- Born: 26 March 1926 (age 100) Albany, Western Australia
- Education: University of Western Australia
- Occupation: Archivist
- Years active: 1955–1989
- Employer: State Records Office of Western Australia
- Relatives: Ian Medcalf (brother)

= Margaret Medcalf =

Australian archivist (born 1926)

Margaret Lois Medcalf (born 26 March 1926) is a former Western Australian State Archivist and namesake of the annual Margaret Medcalf Award.

== Early life ==
Margaret Medcalf was born on 26 March 2026, and grew up in Albany, Western Australia. Her father Ferdinand George Medcalf was a soldier who faught during World War I. After he returned to Australia in 1917 he married his fiance Rita Fry and they settled in Albany. They had three children, a son Ian Medcalf and two daughters Joy and Margaret.

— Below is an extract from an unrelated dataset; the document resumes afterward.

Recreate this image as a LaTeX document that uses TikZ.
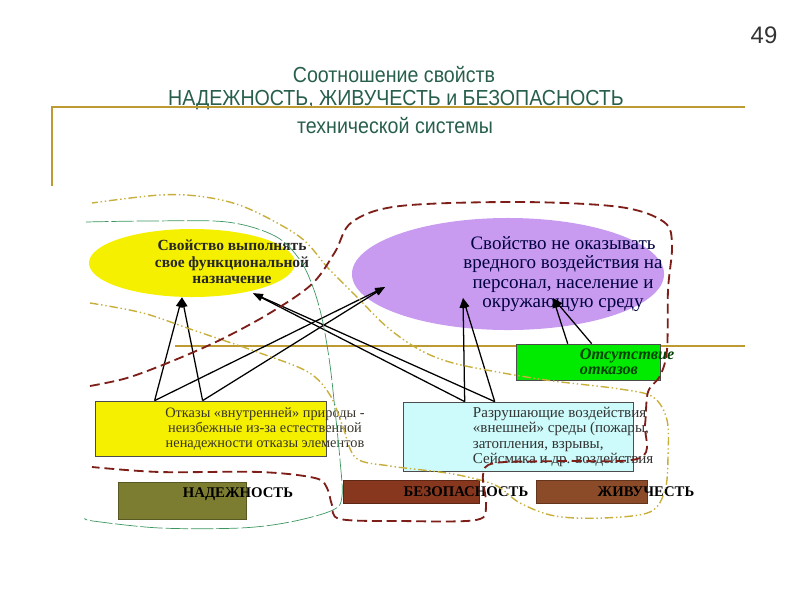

Medcalf attended Park Primary School in Albany, and completed her secondary education in Perth. In 1950, she received a Diploma of Education at University of Western Australia.

== Career ==
During the 1950s, Medcalf worked within the archives department at the Australian embassy in The Hague, Netherlands. She returned to Perth, Australia in 1955 where she worked at what is now the State Records Office of Western Australia. While there, Medcalf played an important role in preserving records relating to Indigenous Australians. She became the State archivist in 1971, as well as Principal Librarian of the Battye Library. She retired in 1989.

In 2003, the Margaret Medcalf Award was founded recognising excellence by those referencing and researching with State Archives.

== Later life ==
Medcalf turned 100 on 26 March 2026.

== Awards and honours ==
In 1986, Margaret Medcalf was made a Fellow of the Library Association of Australia.

In 1989, she was made an Honorary Member of the Australian Society of Archivists.

In 1999, she received the medal of the Order of Australia for services to preserving history.

In 2014, she was inducted into the Western Australia Women's Hall of Fame.